• _Task statement_: The data below holds the lines to copy: everything from the line containing "Convert this chart" to the line containing "import matplotlib.pyplot as plt", both ends included, set down exactly.
------
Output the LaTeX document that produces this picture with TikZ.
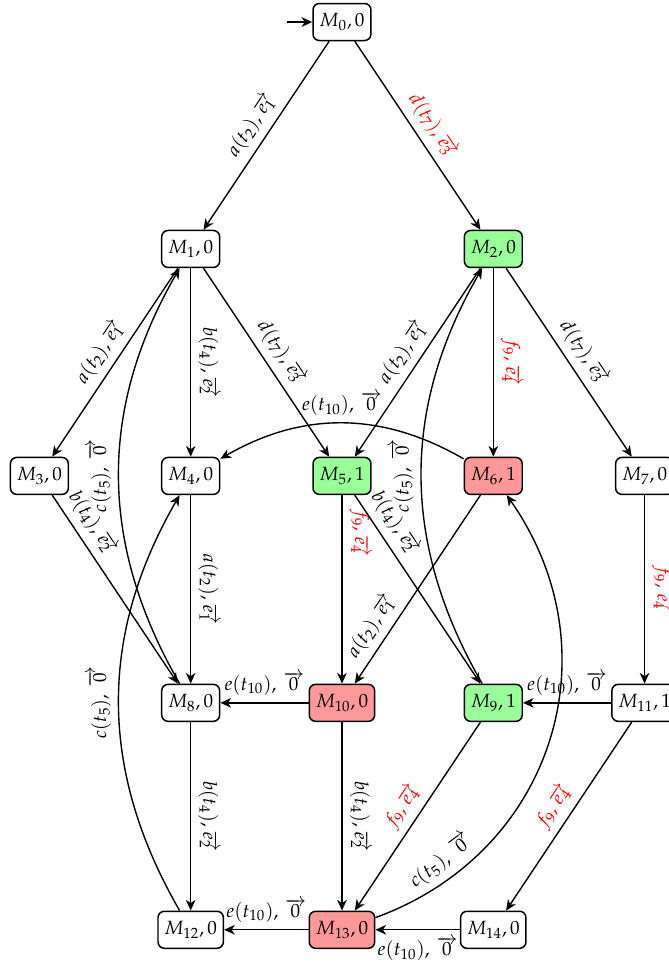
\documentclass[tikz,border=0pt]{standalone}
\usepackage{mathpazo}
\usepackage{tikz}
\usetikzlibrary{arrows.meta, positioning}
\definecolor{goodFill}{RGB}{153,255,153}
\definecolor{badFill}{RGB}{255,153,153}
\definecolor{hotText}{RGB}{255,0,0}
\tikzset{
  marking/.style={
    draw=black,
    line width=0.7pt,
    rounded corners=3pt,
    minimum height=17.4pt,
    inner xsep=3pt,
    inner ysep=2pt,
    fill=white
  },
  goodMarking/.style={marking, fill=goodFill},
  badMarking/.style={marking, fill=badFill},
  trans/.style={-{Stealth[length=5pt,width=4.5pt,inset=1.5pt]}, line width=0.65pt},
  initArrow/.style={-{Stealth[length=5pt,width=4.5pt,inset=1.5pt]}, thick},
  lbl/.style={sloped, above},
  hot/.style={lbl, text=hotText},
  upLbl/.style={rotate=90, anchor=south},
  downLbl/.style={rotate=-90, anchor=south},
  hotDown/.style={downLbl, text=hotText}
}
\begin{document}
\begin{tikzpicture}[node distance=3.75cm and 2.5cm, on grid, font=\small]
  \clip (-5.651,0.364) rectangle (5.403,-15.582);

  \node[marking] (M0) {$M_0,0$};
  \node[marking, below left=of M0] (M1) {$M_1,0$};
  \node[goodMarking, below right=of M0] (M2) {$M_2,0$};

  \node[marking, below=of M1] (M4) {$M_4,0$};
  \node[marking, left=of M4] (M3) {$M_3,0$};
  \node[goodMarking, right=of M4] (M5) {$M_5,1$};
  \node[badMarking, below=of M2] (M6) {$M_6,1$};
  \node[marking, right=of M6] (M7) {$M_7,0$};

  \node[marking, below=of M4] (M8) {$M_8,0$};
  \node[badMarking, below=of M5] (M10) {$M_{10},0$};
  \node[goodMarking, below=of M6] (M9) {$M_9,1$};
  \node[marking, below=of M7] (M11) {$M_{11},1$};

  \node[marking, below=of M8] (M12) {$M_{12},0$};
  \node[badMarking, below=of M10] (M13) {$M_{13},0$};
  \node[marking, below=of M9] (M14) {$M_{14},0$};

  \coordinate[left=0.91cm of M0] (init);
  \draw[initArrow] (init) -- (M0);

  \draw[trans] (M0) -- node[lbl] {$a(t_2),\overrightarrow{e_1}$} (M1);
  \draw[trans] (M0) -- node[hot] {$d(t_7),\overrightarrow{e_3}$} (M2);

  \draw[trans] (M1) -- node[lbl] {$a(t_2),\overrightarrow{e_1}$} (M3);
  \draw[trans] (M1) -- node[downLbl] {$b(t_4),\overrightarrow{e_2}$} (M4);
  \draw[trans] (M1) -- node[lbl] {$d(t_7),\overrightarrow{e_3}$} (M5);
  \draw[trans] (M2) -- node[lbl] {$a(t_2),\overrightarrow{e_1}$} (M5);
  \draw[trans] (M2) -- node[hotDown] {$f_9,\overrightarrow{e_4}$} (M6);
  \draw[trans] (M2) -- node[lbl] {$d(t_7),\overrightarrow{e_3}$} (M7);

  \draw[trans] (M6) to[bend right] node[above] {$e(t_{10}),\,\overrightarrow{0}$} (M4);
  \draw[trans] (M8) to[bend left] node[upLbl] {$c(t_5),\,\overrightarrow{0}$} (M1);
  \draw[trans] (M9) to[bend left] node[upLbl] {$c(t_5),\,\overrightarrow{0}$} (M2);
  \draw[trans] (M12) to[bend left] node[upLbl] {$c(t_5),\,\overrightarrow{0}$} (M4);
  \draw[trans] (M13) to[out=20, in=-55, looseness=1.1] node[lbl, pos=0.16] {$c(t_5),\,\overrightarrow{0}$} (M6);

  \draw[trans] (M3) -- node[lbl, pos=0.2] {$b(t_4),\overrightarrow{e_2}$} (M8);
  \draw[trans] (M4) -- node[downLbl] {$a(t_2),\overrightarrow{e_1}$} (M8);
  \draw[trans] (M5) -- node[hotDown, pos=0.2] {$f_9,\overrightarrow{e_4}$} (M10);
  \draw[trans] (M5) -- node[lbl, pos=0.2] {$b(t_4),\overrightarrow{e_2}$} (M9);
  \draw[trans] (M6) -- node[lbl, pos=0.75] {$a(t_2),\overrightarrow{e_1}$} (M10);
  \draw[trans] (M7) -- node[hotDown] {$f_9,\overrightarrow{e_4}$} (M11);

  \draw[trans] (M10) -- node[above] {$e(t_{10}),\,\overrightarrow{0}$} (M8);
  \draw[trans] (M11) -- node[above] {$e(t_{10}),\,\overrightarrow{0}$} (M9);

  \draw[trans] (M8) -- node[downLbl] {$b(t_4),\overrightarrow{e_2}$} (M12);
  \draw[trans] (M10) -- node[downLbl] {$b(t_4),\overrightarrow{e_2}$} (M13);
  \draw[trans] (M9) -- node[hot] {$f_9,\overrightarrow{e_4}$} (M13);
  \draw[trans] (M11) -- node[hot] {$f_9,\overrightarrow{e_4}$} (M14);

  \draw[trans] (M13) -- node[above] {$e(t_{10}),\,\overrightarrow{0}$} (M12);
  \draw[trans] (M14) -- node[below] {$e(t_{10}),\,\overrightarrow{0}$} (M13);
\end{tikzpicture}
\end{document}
------
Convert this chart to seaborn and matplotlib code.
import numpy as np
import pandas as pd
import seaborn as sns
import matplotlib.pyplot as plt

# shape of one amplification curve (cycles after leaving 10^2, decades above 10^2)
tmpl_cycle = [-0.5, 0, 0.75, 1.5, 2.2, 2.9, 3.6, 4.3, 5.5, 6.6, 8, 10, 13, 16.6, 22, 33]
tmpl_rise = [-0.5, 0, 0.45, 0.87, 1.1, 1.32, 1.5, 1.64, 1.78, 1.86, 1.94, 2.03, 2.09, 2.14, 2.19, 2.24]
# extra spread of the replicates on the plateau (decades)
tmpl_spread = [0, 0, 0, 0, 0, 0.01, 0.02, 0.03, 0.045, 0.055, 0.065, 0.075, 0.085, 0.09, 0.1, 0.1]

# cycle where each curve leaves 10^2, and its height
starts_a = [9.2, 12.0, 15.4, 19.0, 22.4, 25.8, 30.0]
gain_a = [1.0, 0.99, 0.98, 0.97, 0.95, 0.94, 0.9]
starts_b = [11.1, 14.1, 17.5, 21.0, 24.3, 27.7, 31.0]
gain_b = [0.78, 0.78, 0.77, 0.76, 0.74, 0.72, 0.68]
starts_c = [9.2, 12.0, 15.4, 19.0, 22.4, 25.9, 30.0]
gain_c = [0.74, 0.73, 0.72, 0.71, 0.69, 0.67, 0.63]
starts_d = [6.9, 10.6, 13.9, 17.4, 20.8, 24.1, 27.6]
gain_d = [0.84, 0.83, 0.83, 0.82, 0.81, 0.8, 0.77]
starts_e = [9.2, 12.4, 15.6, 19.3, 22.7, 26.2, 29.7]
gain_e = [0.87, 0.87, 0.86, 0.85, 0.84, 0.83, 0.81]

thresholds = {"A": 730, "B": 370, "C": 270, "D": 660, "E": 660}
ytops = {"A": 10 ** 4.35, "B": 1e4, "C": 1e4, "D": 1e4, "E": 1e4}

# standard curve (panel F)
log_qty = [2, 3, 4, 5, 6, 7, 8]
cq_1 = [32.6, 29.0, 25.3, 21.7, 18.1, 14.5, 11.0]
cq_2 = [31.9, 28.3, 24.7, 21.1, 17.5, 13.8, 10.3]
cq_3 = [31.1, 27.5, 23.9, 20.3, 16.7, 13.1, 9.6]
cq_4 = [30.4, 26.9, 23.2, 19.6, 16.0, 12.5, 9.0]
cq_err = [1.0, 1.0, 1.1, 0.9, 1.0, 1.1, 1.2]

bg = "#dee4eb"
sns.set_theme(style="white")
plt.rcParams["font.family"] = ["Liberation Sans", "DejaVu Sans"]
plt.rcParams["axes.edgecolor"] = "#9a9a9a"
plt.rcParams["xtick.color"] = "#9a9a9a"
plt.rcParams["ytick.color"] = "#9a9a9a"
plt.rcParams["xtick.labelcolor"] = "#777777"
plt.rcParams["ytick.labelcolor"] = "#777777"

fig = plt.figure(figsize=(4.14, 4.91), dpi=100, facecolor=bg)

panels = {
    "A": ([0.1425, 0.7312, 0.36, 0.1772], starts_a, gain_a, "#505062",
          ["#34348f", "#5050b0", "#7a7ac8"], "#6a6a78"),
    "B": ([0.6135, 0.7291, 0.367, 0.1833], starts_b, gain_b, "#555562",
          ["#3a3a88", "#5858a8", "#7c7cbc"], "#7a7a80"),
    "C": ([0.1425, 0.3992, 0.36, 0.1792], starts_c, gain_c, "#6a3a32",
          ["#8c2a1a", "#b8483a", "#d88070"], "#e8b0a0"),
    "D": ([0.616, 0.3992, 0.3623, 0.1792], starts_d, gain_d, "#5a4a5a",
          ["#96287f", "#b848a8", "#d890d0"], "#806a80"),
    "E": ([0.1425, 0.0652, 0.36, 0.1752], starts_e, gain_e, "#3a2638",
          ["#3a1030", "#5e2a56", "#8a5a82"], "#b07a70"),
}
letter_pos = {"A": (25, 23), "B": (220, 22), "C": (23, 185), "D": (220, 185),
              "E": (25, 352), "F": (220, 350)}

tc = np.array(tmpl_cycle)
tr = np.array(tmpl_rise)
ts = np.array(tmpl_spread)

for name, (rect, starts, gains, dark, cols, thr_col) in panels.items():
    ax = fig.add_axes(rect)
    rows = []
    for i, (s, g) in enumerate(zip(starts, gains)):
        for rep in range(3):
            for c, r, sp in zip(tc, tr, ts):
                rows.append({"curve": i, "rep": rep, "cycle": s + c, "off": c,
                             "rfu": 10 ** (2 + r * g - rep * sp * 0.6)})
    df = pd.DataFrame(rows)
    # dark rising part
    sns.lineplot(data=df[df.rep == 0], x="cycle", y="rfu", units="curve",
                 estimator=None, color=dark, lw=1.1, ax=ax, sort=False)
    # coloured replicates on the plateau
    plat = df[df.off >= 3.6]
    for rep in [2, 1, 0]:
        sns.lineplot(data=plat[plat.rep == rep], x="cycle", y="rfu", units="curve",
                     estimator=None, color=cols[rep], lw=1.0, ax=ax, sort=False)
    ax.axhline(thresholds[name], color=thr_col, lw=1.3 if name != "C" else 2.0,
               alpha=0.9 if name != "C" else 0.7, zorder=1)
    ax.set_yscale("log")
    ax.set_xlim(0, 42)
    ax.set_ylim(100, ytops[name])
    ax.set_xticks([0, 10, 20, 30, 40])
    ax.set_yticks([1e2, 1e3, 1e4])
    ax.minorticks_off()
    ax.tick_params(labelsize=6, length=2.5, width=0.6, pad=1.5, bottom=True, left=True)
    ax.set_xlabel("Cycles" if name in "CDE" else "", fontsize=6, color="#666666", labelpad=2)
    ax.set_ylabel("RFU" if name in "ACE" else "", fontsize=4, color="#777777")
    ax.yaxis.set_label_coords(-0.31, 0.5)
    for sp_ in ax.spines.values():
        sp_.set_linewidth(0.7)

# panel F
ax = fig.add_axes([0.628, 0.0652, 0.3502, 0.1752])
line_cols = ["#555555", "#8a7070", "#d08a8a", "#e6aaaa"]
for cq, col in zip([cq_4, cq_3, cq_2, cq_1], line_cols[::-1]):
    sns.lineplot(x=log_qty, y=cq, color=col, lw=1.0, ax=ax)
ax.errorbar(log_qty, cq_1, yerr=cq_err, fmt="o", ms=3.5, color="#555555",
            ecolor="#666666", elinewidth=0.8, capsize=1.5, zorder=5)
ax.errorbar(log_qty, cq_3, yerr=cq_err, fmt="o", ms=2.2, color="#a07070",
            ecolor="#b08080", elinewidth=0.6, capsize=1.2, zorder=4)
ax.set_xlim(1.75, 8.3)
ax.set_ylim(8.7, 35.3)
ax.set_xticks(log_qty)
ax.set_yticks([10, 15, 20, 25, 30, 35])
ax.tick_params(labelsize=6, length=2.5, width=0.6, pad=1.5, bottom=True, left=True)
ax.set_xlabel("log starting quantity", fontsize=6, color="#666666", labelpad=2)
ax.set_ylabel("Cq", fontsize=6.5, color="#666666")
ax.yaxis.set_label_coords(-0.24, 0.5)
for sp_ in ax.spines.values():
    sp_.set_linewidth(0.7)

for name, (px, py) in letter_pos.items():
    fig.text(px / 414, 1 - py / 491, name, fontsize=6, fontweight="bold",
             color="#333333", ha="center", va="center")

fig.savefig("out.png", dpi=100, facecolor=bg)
------
• _Exercise solution_:
Convert this chart to seaborn and matplotlib code.
import numpy as np
import pandas as pd
import seaborn as sns
import matplotlib.pyplot as plt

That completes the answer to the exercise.